Les hommes du droit sont également associés à l’élaboration d’un scénario de crise cyber. « En termes de cyberattaques, l’expérience a démontré que plus une direction juridique est impliquée à haut niveau, moins la gestion de crise est douloureuse, constate Amélie de Braux. Elle doit notamment discuter avec l’assureur cyber, les prestataires, les forces de l’ordre, la justice, la Cnil ou son équivalent dans le pays concerné. »

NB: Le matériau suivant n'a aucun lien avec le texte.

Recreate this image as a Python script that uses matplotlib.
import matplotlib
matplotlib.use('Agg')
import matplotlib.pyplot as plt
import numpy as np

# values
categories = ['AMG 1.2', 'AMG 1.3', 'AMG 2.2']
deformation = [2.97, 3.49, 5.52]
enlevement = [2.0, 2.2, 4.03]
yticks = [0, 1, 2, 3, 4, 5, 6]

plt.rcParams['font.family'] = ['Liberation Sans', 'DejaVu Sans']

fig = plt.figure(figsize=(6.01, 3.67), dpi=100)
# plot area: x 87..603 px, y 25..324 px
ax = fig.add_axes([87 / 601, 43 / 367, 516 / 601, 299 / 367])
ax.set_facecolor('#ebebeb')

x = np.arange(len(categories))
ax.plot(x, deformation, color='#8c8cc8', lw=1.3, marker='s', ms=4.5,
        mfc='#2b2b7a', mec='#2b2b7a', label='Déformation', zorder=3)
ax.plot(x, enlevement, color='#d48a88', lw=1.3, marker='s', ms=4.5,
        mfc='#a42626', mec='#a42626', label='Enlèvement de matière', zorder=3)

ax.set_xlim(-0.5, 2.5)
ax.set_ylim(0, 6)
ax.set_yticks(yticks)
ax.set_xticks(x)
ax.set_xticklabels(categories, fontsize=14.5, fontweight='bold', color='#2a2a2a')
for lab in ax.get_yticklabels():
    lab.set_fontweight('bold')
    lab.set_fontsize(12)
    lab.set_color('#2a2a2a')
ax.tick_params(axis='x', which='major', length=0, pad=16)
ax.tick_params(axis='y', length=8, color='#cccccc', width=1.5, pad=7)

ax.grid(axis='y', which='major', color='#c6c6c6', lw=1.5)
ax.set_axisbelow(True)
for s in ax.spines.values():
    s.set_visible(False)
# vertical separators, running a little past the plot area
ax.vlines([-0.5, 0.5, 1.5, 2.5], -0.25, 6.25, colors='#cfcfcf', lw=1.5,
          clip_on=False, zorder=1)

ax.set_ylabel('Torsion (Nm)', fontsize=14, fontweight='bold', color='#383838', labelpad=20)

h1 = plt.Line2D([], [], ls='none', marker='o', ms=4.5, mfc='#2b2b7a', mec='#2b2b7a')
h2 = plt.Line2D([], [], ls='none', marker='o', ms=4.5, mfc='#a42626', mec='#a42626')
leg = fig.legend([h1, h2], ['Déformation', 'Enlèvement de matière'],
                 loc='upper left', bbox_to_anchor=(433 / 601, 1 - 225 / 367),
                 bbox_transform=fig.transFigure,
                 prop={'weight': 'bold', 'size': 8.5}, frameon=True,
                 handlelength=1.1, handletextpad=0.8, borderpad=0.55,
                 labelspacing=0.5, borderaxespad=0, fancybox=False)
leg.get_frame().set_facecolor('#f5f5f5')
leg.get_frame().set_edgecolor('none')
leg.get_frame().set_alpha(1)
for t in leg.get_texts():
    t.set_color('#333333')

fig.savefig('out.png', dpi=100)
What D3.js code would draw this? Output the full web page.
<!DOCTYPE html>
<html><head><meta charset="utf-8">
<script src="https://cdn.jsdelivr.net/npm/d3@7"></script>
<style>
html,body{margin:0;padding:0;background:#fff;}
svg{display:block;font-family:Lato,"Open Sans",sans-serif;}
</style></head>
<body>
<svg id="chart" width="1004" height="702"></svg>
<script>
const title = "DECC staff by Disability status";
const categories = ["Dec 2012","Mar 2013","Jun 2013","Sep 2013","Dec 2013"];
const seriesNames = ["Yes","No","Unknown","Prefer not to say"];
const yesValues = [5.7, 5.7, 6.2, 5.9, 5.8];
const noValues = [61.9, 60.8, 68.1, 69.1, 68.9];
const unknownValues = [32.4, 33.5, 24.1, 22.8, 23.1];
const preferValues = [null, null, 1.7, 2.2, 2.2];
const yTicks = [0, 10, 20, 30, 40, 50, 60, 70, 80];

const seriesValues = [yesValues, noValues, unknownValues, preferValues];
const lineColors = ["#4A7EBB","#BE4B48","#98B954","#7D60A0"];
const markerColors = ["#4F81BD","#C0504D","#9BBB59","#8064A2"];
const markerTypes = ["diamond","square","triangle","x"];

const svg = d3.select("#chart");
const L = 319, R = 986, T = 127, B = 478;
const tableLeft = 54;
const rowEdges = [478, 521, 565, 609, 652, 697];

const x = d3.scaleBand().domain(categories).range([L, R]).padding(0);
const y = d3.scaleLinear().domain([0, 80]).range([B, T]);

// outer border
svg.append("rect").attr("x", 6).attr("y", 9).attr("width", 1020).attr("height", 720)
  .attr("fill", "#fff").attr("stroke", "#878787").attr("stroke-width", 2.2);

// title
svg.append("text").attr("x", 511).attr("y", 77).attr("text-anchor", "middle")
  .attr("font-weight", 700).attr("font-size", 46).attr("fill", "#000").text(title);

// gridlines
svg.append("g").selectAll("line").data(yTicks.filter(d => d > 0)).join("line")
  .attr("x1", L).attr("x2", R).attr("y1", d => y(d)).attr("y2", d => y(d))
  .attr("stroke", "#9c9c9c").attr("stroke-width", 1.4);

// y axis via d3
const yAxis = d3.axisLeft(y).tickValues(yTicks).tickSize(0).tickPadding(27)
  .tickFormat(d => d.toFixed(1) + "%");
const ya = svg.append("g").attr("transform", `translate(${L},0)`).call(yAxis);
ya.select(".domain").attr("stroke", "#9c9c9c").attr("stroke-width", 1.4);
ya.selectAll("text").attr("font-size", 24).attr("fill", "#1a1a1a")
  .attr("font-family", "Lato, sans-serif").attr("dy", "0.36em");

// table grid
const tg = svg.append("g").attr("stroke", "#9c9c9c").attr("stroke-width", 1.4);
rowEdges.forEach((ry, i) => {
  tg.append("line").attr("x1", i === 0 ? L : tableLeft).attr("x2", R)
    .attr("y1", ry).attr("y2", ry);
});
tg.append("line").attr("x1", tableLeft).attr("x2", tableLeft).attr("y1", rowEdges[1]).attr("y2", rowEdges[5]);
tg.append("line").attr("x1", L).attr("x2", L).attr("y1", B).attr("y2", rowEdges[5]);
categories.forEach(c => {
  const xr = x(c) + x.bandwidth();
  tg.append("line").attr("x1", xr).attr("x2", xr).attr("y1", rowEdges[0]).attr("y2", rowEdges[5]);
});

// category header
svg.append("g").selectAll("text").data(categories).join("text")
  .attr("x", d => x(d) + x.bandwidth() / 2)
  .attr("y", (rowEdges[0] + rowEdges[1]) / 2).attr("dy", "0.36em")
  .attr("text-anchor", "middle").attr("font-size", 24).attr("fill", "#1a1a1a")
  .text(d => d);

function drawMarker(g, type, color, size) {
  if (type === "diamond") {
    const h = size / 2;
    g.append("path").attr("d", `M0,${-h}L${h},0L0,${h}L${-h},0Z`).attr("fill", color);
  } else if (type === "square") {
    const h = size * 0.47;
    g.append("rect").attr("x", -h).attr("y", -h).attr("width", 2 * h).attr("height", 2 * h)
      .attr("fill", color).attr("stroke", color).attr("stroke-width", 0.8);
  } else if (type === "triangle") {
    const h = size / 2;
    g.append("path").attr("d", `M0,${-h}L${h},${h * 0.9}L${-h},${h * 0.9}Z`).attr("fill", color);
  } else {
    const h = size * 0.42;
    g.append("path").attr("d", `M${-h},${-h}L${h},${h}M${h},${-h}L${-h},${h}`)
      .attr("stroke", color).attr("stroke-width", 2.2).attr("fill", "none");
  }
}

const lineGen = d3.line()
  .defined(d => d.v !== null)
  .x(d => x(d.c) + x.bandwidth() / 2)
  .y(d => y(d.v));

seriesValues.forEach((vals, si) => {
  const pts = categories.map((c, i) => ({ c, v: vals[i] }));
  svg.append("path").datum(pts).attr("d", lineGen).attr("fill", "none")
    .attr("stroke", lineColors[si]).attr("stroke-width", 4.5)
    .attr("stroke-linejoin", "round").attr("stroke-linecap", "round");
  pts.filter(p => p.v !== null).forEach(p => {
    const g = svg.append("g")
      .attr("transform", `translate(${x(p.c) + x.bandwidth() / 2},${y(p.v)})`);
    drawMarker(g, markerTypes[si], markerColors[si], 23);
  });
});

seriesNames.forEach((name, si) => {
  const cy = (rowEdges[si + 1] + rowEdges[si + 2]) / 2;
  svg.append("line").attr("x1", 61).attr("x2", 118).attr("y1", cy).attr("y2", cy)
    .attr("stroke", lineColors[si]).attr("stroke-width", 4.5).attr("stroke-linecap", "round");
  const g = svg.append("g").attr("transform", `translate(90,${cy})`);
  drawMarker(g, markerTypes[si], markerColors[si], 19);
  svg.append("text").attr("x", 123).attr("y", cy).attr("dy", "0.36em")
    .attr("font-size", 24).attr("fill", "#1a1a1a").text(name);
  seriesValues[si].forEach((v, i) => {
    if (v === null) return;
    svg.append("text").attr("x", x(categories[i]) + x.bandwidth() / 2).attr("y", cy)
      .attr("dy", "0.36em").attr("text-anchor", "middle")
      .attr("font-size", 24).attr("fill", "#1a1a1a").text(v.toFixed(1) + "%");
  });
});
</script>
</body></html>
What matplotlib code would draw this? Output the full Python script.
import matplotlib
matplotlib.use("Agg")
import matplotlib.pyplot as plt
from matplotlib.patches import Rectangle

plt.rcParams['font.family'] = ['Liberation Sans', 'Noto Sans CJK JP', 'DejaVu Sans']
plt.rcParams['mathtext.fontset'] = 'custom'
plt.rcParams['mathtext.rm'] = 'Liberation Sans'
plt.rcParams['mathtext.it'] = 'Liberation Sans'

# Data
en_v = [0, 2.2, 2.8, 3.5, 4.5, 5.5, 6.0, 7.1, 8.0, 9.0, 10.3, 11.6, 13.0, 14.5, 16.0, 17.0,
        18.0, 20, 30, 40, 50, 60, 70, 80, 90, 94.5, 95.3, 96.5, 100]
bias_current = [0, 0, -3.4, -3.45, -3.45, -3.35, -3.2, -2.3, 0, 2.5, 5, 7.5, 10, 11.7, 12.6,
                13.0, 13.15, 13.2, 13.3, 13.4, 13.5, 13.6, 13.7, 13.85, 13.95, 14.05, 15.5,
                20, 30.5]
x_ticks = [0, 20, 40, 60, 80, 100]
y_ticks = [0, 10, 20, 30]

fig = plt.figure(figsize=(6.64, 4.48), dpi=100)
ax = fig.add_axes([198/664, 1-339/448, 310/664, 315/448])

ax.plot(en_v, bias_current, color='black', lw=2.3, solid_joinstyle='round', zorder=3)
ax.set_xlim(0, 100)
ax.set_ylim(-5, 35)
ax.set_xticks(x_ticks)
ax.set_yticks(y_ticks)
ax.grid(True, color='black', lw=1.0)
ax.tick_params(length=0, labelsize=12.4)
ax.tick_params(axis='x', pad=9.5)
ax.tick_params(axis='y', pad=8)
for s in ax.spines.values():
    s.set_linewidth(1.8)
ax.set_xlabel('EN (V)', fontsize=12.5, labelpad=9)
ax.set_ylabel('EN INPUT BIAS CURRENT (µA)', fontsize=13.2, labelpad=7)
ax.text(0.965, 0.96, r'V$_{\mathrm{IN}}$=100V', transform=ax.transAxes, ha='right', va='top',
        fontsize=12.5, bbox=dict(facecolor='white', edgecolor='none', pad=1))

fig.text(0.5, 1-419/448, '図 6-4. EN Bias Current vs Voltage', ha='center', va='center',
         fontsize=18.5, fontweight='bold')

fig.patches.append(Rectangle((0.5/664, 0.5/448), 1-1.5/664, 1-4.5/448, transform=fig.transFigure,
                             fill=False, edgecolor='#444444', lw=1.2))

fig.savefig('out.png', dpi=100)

La « shadow AI » gagne les juristes
L’enjeu réglementaire rapproche aussi les deux directions. « Avec le RGPD, la DSI et la direction juridique ont collaboré intensément pendant les deux ans de la mise en conformité. Puis le quotidien a repris le dessus ». Selon Amélie de Braux, l’AI Act doit être « l’opportunité de collaborer à nouveau et de créer des synergies durables. » À ceci près que la direction juridique ne doit pas se contenter d’aider la DSI à élaborer une charte éthique ou à mettre en place des garde-fous juridiques pour préserver la propriété intellectuelle ou le droit à l’image. Elle doit également s’approprier l’IA générative pour son propre compte. Pour Grégoire Miot, les gains sont évidents : « Un assistant intelligent peut réduire de 10 à 30 % les tâches à faible valeur ajoutée, qu’il s’agisse de rédiger automatiquement des accords de confidentialité types ou de suivre le circuit de validation de la signature d’un contrat. » Contraintes dans leurs recrutements, les directions juridiques ont tout intérêt à automatiser ces tâches plutôt que de les confier à de jeunes juristes surqualifiés.
Grégoire Miot
Business enablement & product management chez Wolters Kluwer
Président de la European Legal Tech Association (ELTA)
Un assistant intelligent peut réduire de 10 à 30 % les tâches à faible valeur ajoutée, comme rédiger des accords de confidentialité types. »
L’intérêt est tel qu’une forme de « shadow AI » s’est créée. « Par curiosité, la plupart des juristes ont essayé ChatGPT ou un équivalent dans un contexte professionnel pour rédiger un document ou le synthétiser, en contradiction avec les consignes de sécurité internes », note Grégoire Miot. Un comble pour des professionnels du droit ! À la DSI de leur proposer une alternative avec, pour commencer, la mise à disposition d’un ChatGPT privatif et sécurisé.
L’IA, à la fois menace et opportunité
Selon l’édition 2023 de l’enquête Avocats et juristes face au futur de Wolters Kluwer, la plupart des professionnels du droit reconnaissent les bénéfices de la technologie pour optimiser leurs processus et accroître leur productivité. La quasi-totalité des sondés (87 %) estime qu’elle a amélioré leur travail au quotidien, même si 46 % d’entre eux seulement estiment exploiter pleinement les outils numériques à leur disposition.
L’accueil à l’égard de l’intelligence artificielle est plus réservé. Un quart des juristes la considère comme une menace, et la même proportion comme une opportunité et une menace. Pour autant, près des trois quarts des professionnels du droit (73 %) indiquent qu’ils vont intégrer l’IA générative dans leur quotidien professionnel au cours des douze prochains mois.
Les sondés estiment que l’IA peut contribuer à automatiser certaines tâches chronophages, comme rédiger des contrats et réviser des documents, ou à analyser un grand volume de données. « Les limites de cette technologie, comme l’absence d’autorité, l’incohérence, le manque d’explicabilité et les biais potentiels, constituent le revers de la médaille », tempère l’enquête.